Another glaring example of this bias against Boise State is the argument that they should blow out all their opponents based on how "weak" these teams are.  So, when Boise State defeats Tulsa, in Tulsa, by a score of 28-21 that is widely trumpeted as a defeat and Graham Watson of ESPN makes sure all her readers know that Boise will have to drop in the polls. 

Meanwhile Florida is playing Arkansas.  But they are playing in the Swamp, not away, and they win 23-20.  This on a field goal with nine seconds left and significant help from the officials.  Naturally, after this loss, Arkansas has gone up in the Sagarin rankings, and rightly so, but before the game how close were Arkansas and Tulsa?  Very.

CBS Sports had Tulsa No. 51 and Arkansas No. 48.  The fact remains: other top teams in the country are not expected to blow their opponents away when they are unranked.  This hypocritical reasoning applies only to Boise State. 

Several weeks ago, "Mr. College Football" offered us an opinion piece claiming that Boise State does not deserve a top 5 ranking because their opponents were 7-16.  As of the end of week seven, Boise's opponents are now 18-20.  Not great, but not bad.  It seems that these same opponents have done fairly well after Boise gave them a defeat. 

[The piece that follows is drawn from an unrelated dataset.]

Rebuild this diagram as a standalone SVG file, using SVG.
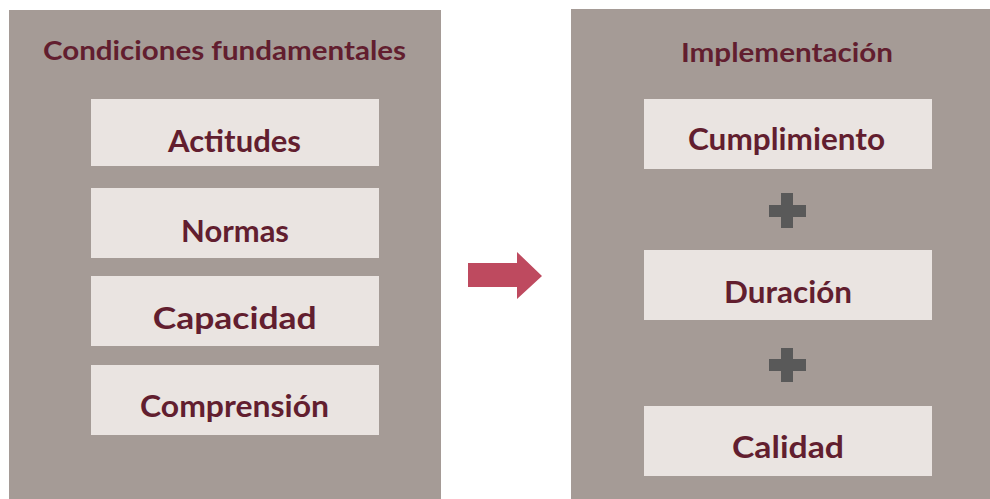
<svg xmlns="http://www.w3.org/2000/svg" width="990" height="499" viewBox="0 0 990 499">
<style>
.panel{fill:#A59B96}
.box{fill:#EAE4E1}
.t{font-family:Lato,"Noto Sans","Liberation Sans",sans-serif;font-weight:bold;fill:#621E2F;text-anchor:middle}
.title{font-size:26px}
.item{font-size:30px}
.plus{fill:#595959}
.arrow{fill:#BE4A5F}
</style>
<rect width="990" height="499" fill="#FFFFFF"/>
<g id="panel-left">
<rect class="panel" x="9" y="10" width="432" height="489"/>
<text class="t title" x="224.5" y="60" textLength="363" lengthAdjust="spacingAndGlyphs">Condiciones fundamentales</text>
</g>
<g id="node-actitudes">
<rect class="box" x="91" y="99" width="288" height="67"/>
<text class="t item" x="234.5" y="152" textLength="133" lengthAdjust="spacingAndGlyphs">Actitudes</text>
</g>
<g id="node-normas">
<rect class="box" x="91" y="188" width="288" height="70"/>
<text class="t item" x="235" y="241.5" textLength="108" lengthAdjust="spacingAndGlyphs">Normas</text>
</g>
<g id="node-capacidad">
<rect class="box" x="91" y="276" width="288" height="70"/>
<text class="t item" x="234.7" y="328.5" textLength="164" lengthAdjust="spacingAndGlyphs">Capacidad</text>
</g>
<g id="node-comprension">
<rect class="box" x="91" y="365" width="288" height="70"/>
<text class="t item" x="234.5" y="417" textLength="189" lengthAdjust="spacingAndGlyphs">Comprensión</text>
</g>
<g id="panel-right">
<rect class="panel" x="571" y="9" width="419" height="490"/>
<text class="t title" x="787" y="61.5" textLength="212" lengthAdjust="spacingAndGlyphs">Implementación</text>
</g>
<g id="node-cumplimiento">
<rect class="box" x="644" y="99" width="288" height="70"/>
<text class="t item" x="786.5" y="150" textLength="197" lengthAdjust="spacingAndGlyphs">Cumplimiento</text>
</g>
<g id="node-duracion">
<rect class="box" x="644" y="250" width="288" height="70"/>
<text class="t item" x="788" y="302.5" textLength="128" lengthAdjust="spacingAndGlyphs">Duración</text>
</g>
<g id="node-calidad">
<rect class="box" x="644" y="406" width="288" height="70"/>
<text class="t item" x="788" y="458" textLength="112" lengthAdjust="spacingAndGlyphs">Calidad</text>
</g>
<g id="connectors">
<polygon class="arrow" points="468,263 517,263 517,252 542,276 517,299 517,287 468,287"/>
<path class="plus" d="M781,193h12v12h13v12h-13v11h-12v-11h-12v-12h12z"/>
<path class="plus" d="M781,348h12v11h13v12h-13v11h-12v-11h-12v-12h12z"/>
</g>
</svg>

In order to make a fair comparison, of course, we have to ask how the opponents of schools ranked ahead of Boise have faired.  Now No. 1 Alabama's opponents are 22-22.  Texas's opponents reverse the record of Boise State:  they are 20-18.  Florida's opponents are 20-16. 

Meanwhile, Cincinnati just passed Boise in the polls.  The combined record of their opponents:  16-20. The bottom line is that by win loss records, the gold standard of Mr. College Football, none of these teams are truly playing the best competition.  And indeed, none of them have a strength of schedule that matches Virginia Tech, USC, or even Fresno State! 

Has "Mr. College Football" since revisited his opinion?  Of course not.  If he were to write an article today on why Boise does not deserve its ranking he would find a different reason to criticise Boise State. 

The fact of the matter is Boise has really played only one truly bad team this year:  Miami of OH.  Amazingly enough, that team was a top 25 team when Boise scheduled them.  I don't think anyone thought they would remain that high up in the rankings, but 0-7 is bad. 

Nobody could have forseen the collapse of a program like that.  Of course, Cincinnati also played Miami (OH) this year too, and nobody complained about the cupcake on their schedule.  Indeed, comments before the game made much of the fact that this is a rivalry game for the Bearcats. Such are the benefits of playing in a powerhouse like the "Big East." 

Last week Ken ND in the article referenced above complained that Boise's SOS was only 59 and was sure to go lower as the season progressed.  One week later, Sagarin lists Boise's SOS at 38, and as Oregon, Idaho, Tulsa, and Fresno continue to improve, it will only go up, not down.  Florida is 46.  Texas is 56.  Cincinnati is 71. 

Alabama, on the other hand, is 22 and USC is 11.  Based on SOS alone, Boise seems to be right in the middle of major programs.  But the fundamental flaw in all variations of the complaints about strength of schedule is that it misses the point.  Rankings are supposed to list the best teams, not the best schedules.

When you take out all the opinion pieces and all the AQ homerism, and look only at the numbers, Boise is the No. 4 team in the country.  And if the critics want to argue differently, they will have to get their AD's to schedule Boise with 1 on 1s or better.  These AD's won't do that of course. 

They, unlike the various self proclaimed experts, know the truth.  A visit to Boise is almost a certain loss for any program in the country.  No complaints about strength of schedule will change that.